-- INPUT FOR THIS TASK start --

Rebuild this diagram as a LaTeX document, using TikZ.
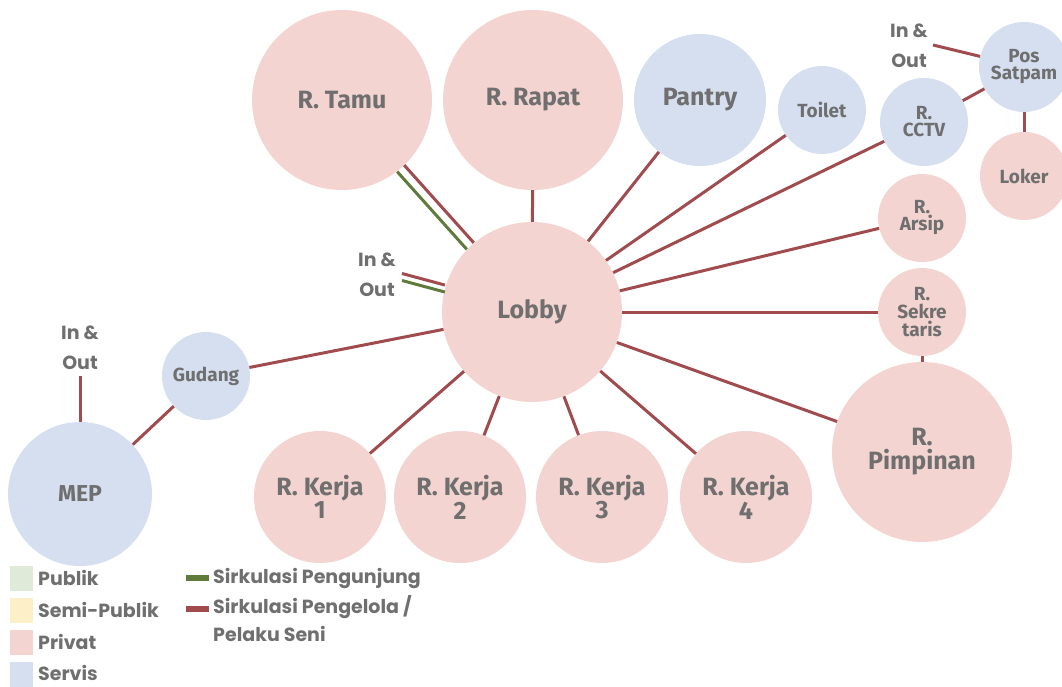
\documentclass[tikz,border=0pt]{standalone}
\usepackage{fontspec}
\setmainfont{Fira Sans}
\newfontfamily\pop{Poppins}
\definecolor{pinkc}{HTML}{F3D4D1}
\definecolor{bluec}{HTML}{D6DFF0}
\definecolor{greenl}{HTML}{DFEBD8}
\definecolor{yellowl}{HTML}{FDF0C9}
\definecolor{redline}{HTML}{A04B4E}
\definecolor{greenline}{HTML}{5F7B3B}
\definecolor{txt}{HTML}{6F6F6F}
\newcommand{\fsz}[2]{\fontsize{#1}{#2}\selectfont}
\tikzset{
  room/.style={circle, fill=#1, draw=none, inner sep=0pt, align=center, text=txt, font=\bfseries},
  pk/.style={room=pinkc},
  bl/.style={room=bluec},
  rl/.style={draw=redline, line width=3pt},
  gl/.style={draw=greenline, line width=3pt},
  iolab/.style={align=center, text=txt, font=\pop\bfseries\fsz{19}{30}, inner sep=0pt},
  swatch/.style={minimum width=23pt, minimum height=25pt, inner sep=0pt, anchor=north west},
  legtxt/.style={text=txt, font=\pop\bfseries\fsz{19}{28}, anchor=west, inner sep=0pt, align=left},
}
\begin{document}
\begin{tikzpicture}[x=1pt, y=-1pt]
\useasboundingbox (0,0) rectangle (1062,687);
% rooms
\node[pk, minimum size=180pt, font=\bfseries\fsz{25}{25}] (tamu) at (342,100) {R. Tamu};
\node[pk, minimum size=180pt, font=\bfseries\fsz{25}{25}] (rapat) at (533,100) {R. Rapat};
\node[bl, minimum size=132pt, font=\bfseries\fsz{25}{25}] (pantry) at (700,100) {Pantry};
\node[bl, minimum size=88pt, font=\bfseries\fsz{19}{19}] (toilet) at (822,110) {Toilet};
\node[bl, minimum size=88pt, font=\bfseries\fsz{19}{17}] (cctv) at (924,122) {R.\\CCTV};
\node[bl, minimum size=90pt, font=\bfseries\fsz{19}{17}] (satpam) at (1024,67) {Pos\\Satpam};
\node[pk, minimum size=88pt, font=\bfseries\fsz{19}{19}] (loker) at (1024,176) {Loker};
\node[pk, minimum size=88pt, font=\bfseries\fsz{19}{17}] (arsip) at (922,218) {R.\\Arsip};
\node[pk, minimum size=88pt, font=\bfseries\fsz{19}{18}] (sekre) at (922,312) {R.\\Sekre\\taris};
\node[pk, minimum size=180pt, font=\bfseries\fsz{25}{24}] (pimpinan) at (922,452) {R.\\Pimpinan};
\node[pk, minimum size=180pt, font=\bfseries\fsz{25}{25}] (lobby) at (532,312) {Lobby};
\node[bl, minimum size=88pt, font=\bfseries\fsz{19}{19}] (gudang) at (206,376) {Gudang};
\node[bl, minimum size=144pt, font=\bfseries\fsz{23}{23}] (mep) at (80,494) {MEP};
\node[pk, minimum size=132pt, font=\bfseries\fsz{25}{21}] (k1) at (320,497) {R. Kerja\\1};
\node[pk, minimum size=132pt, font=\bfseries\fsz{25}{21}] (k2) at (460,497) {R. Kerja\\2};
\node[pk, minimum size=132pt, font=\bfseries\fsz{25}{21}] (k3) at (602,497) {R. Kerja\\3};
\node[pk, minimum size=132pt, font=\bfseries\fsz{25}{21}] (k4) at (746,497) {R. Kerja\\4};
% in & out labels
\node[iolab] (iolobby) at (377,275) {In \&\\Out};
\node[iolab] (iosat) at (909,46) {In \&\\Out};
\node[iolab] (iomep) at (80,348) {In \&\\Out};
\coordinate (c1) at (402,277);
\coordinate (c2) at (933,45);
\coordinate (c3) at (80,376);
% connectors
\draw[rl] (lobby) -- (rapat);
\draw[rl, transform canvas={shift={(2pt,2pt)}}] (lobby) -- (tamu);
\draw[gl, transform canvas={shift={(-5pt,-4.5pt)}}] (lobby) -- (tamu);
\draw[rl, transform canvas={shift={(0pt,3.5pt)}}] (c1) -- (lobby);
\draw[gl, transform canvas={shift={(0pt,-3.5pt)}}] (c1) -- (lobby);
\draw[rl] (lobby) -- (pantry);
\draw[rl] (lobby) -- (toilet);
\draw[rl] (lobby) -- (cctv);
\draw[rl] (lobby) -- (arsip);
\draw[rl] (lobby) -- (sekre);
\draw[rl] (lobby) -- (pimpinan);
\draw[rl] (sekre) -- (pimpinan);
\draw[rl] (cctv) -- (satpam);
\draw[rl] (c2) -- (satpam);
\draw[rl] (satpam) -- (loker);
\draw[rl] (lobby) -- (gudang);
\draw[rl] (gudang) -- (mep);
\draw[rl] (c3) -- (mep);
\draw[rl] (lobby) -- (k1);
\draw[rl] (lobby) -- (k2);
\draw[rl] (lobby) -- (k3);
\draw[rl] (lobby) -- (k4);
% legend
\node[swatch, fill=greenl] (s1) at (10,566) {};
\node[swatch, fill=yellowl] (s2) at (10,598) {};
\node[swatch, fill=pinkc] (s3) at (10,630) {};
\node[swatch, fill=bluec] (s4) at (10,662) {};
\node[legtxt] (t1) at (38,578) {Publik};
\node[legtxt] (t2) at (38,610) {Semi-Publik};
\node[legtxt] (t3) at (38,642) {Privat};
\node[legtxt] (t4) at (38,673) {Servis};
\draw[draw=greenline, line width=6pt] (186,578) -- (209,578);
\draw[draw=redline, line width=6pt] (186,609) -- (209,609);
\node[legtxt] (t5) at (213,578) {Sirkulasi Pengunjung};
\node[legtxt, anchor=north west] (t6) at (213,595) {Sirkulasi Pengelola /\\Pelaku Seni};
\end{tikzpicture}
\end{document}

-- INPUT FOR THIS TASK end --
-- INPUT FOR THIS TASK start --

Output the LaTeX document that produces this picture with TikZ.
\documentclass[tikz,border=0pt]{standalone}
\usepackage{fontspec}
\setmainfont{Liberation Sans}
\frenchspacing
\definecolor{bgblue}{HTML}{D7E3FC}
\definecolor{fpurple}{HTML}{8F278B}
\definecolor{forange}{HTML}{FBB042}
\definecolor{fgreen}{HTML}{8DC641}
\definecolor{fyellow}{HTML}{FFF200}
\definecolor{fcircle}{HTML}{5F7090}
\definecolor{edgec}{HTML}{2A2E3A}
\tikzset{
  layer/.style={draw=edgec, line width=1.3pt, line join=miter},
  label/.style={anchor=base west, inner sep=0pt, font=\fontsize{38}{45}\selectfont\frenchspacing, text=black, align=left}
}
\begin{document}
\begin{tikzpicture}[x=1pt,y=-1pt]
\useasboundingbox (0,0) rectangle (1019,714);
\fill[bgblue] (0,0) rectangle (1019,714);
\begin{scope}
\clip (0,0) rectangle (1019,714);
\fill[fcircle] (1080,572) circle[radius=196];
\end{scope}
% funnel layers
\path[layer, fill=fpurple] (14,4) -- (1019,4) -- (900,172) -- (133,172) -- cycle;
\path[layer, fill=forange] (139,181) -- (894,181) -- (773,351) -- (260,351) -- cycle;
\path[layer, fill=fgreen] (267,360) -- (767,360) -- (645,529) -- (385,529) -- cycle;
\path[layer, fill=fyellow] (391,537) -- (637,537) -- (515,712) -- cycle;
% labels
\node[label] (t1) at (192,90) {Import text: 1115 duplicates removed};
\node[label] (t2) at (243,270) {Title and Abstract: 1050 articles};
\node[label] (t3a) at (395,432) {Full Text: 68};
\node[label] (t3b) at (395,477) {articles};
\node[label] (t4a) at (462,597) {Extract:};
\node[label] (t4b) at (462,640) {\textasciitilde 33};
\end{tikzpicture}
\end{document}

-- INPUT FOR THIS TASK end --

▶ [EXERCISE REQUIREMENTS]: Count the lines in the records above that contain the word "LaTeX", and reply with only that number.

▶ [SOLUTION]: 2